Later in the day NBA star Carmelo Anthony, who grew up playing basketball in West Baltimore, marched with protesters. Anthony in 2006 donated $1.5 million to open the Carmelo Anthony Youth Development Center on East Fayette Street.
At Henson, Ravens players and coaches unloaded boxes and unpacked cans of vegetables. Wide receiver Michael Campanaro (River Hill) bagged apples. Punter Sam Koch and long snapper Morgan Cox gathered boxes of cereal and oatmeal. An assembly line of linemen, tight ends, and coaches passed crates of water and juice.
A small group of players, which included Flacco and cornerback Jimmy Smith, went classroom-to-classroom with the school’s principal to meet the students.
“I understand the pain, obviously don’t condone the violence, but understand the pain ... you can see it in their face and see it in their eyes that they’re sad about how the city is run, about how they feel like they’re kind of being suppressed over here and not having any opportunities,” Smith said. “I heard a lot of their stories and felt bad. I wish I could do more.”
When the group of Ravens arrived at Douglass, they first met with the Ducks’ football team. Harbaugh urged the group to stay disciplined and be leaders for the school.
The Ravens then filed into the auditorium where Lewis spoke for 15 minutes, urging students to “be an example of change.”
“This is an opportunity for everybody to find out who they are in trying times,” said Lewis, who was supposed to be in Chicago to be part of ESPN’s broadcast of the NFL draft, but felt it was more important to help the city. “The spotlight is on us, it’s on Baltimore.

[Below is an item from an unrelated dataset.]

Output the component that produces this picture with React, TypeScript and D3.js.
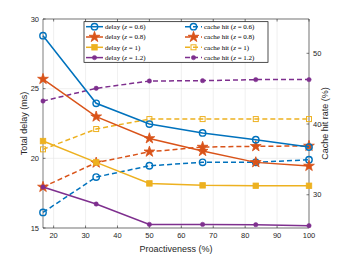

We’re all we got. We have an opportunity to change Baltimore.”
One student asked Lewis if he was at Douglass because he had heard that it was the school that started the trouble, or if he truly cared about enacting change. One administrator asked Lewis if he would remain committed to helping in the days ahead.
“We’re just beginning,” Lewis said. “This is where we are going to start. We will find a way and we’ll make sure we do it together.”
Asked what he took from Lewis’ speech, Douglass sophomore Akil Williams said, “The most important thing is we just have to do better as a whole and join together.”